Let's build a custom search method that will retrieve all documents below a certain content length:

# /dualtext_server/dualtext_api/search/document_length_search.py
from .abstract_search import AbstractSearch
import pickle

class DocumentLengthSearch(AbstractSearch):
    def __init__(self):
        self.feature_key = 'document_length'

    def search(self, corpora, excluded_documents, query):
        feature_values = FeatureValue.objects.filter(
            Q(key=self.feature_key) &
            Q(document__corpus__id__in=corpora) &
            ~Q(document__id__in=excluded_documents)
        ).all()

        found = []

        for fv in feature_values:
            length = pickle.loads(fv.value)
            if length < query:
                found.append((fv.document.id, length, self.feature_key))
        return found

DocumentLengthSearch inherits from AbstractSearch it has to implement a search method which will be run if the user decides to search for documents using their length.

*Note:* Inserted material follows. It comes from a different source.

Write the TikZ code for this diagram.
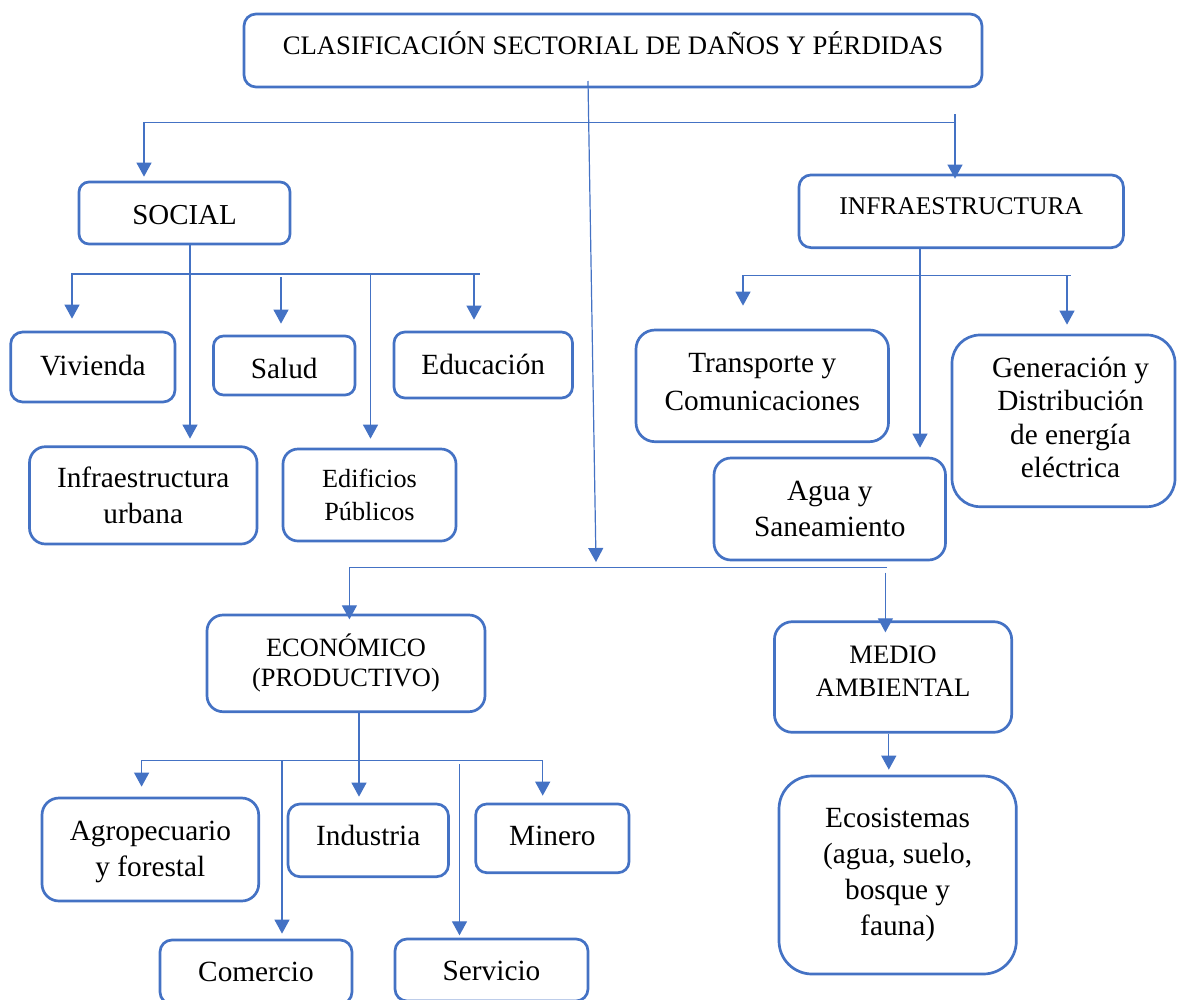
\documentclass[tikz,border=0pt]{standalone}
\usepackage{fontspec}
\setmainfont{Liberation Serif}
\usetikzlibrary{arrows.meta}
\definecolor{boxblue}{HTML}{4472C4}
\newcommand{\fs}[2]{\fontsize{#1pt}{#2pt}\selectfont}
\tikzset{
  box/.style={draw=boxblue, line width=2.7pt, rounded corners=#1, inner sep=0pt,
    align=center, text=black},
  box/.default=12pt,
  conn/.style={draw=boxblue, line width=1.2pt},
  arr/.style={conn, -{Triangle[length=14pt,width=15pt]}, shorten >=#1},
  arr/.default=0pt,
}
\begin{document}
\begin{tikzpicture}[x=1pt,y=-1pt]
\useasboundingbox (0,0) rectangle (1177,999);
\clip (0,0) rectangle (1177,999);

% ---- boxes ----
\node[box=12pt, minimum width=738pt, text height=40pt, text depth=33pt, font=\fs{26.7}{32}]
  (title) at (613,50.5) {CLASIFICACIÓN SECTORIAL DE DAÑOS Y PÉRDIDAS};

\node[box=10pt, minimum width=211pt, text height=42pt, text depth=20pt, font=\fs{28.9}{35}]
  (social) at (184.5,213) {SOCIAL};
\node[box=12pt, minimum width=324.4pt, text height=40pt, text depth=32.7pt, font=\fs{25.5}{31}]
  (infra) at (961.2,211.3) {INFRAESTRUCTURA};

\node[box=12pt, minimum width=164.3pt, text height=43pt, text depth=27pt, font=\fs{29.3}{36}]
  (viv) at (92.85,367) {Vivienda};
\node[box=10pt, minimum width=141.5pt, text height=42pt, text depth=17pt, font=\fs{29.3}{36}]
  (salud) at (284.25,365.5) {Salud};
\node[box=11pt, minimum width=178.5pt, text height=42pt, text depth=24pt, font=\fs{29.3}{36}]
  (educ) at (483.25,365) {Educación};
\node[box=16pt, minimum width=227.5pt, minimum height=97.3pt, font=\fs{29.3}{36.7}]
  (iurb) at (143.25,495.35) {Infraestructura\\urbana};
\node[box=15pt, minimum width=173pt, minimum height=92pt, font=\fs{26.2}{33}]
  (edif) at (369.5,495) {Edificios\\Públicos};

\node[box=19pt, minimum width=252.5pt, minimum height=111.7pt, font=\fs{29.3}{37.7}]
  (transp) at (762.25,385.85) {Transporte y\\Comunicaciones\rule[-7.6pt]{0pt}{7.6pt}};
\node[box=17pt, minimum width=231.5pt, minimum height=102pt, font=\fs{29.3}{36.3}]
  (agua) at (829.75,509) {Agua y\\Saneamiento};
% text block sits slightly right of the box centre
\node[box=28pt, minimum width=223pt, minimum height=171.7pt, font=\fs{29.3}{33.3}]
  (gen) at (1063.5,420.85)
  {\begin{tabular}{@{\hspace{14pt}}c@{}}Generación y\\Distribución\\de energía\\eléctrica\end{tabular}};

\node[box=16pt, minimum width=278pt, minimum height=96.7pt, font=\fs{26.4}{30}]
  (econ) at (346,663.35) {ECONÓMICO\\(PRODUCTIVO)};
\node[box=18pt, minimum width=237.3pt, minimum height=110.6pt, font=\fs{26.6}{33.4}]
  (medio) at (893.05,677) {MEDIO\\AMBIENTAL\rule[-11.6pt]{0pt}{11.6pt}};

\node[box=17pt, minimum width=216.7pt, minimum height=103pt, font=\fs{29.3}{36}]
  (agro) at (150.35,849.5) {\rule{0pt}{24pt}Agropecuario\\y forestal};
\node[box=12pt, minimum width=160.5pt, text height=41pt, text depth=31.7pt, font=\fs{29.3}{36}]
  (indus) at (368.25,840.35) {Industria};
\node[box=11pt, minimum width=153.3pt, text height=41pt, text depth=27.7pt, font=\fs{29.3}{36}]
  (minero) at (552.35,838.35) {Minero};
\node[box=12pt, minimum width=192pt, text height=41.7pt, text depth=22.3pt, font=\fs{29.3}{36}]
  (comercio) at (256,972) {Comercio};
\node[box=12pt, minimum width=193pt, text height=41pt, text depth=21pt, font=\fs{29.3}{36}]
  (servicio) at (491.5,970) {Servicio};

\node[box=33pt, minimum width=237.3pt, minimum height=198pt, font=\fs{29.3}{36.2}]
  (eco) at (897.65,875) {Ecosistemas\\(agua, suelo,\\bosque y\\fauna)};

% ---- junction points ----
\coordinate (mainstart) at (588,81);
\coordinate (mainend)   at (596,562);
\coordinate (tbL) at (144,122.7);
\coordinate (tbR) at (956,122.7);
\coordinate (tbRtop) at (955,114);

\coordinate (sbL) at (72,274);
\coordinate (sbR) at (479.5,274);
\coordinate (sdown) at (190,274);
\coordinate (s2) at (281,277);
\coordinate (s3) at (370.5,274);
\coordinate (s4) at (474,274);

\coordinate (ibL) at (743,275.7);
\coordinate (ibR) at (1070.6,275.7);
\coordinate (igen) at (1067,275.7);
\coordinate (idown) at (920,275.7);

\coordinate (ebL) at (349.4,567.5);
\coordinate (ebR) at (887,567.5);
\coordinate (emed) at (885.4,572.7);

\coordinate (ecL) at (141.6,760.7);
\coordinate (ecR) at (542.7,760.7);
\coordinate (edown) at (359,760.7);
\coordinate (ec2) at (282,760.7);
\coordinate (ec3) at (459.5,764);

\coordinate (mdown) at (888.8,760);

% ---- connectors: top level ----
\draw[arr] (mainstart) -- (mainend);
\draw[arr=4pt] (tbR) -- (tbL) -- (tbL |- social.north);
\draw[arr=-5pt] (tbRtop) -- (tbRtop |- infra.north);

% ---- social ----
\draw[arr=12pt] (sbR) -- (sbL) -- (sbL |- viv.north);
\draw[arr=6.7pt] (social.south -| sdown) -- (sdown |- iurb.north);
\draw[arr=11pt] (s2) -- (s2 |- salud.north);
\draw[arr=9pt] (s3) -- (s3 |- edif.north);
\draw[arr=11pt] (s4) -- (s4 |- educ.north);

% ---- infraestructura ----
\draw[arr=23pt] (ibR) -- (ibL) -- (ibL |- transp.north);
\draw[arr=9pt] (igen) -- (igen |- gen.north);
\draw[arr=9pt] (infra.south -| idown) -- (idown |- agua.north);

% ---- economico / medio ambiental ----
\draw[arr=-5.7pt] (ebR) -- (ebL) -- (ebL |- econ.north);
\draw[arr=-12pt] (emed) -- (emed |- medio.north);

\draw[arr=10pt] (ecR) -- (ecL) -- (ecL |- agro.north);
\draw[arr=7pt] (ecR) -- (ecR |- minero.north);
\draw[arr=6pt] (econ.south -| edown) -- (edown |- indus.north);
\draw[arr=5pt] (ec2) -- (ec2 |- comercio.north);
\draw[arr=2.3pt] (ec3) -- (ec3 |- servicio.north);

\draw[arr=5pt] (medio.south -| mdown) -- (mdown |- eco.north);
\end{tikzpicture}
\end{document}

After implementing the custom search module, you need to reference the class in the global search class as follows:

# /dualtext_server/dualtext_api/search.py
# ...
from .document_length_search import DocumentLengthSearch

class Search():
    # ...
    @staticmethod
    def get_available_methods():
        return {
            'elastic': ElasticSearch,
            'sentence_embedding': SentenceEmbeddingSearch,
            'document_length': DocumentLengthSearch
        }

The new search method can now be used.

In practice, you might not want to actually store feature values in the database and you might want to avoid using the DB for search requests in order to increase performance. You can look at feature and search implementations using elasticsearch in /dualtext_server/dualtext_api/feature_builders/sentence_embedding.py and /dualtext_server/dualtext_api/search/sentence_embedding_search.py.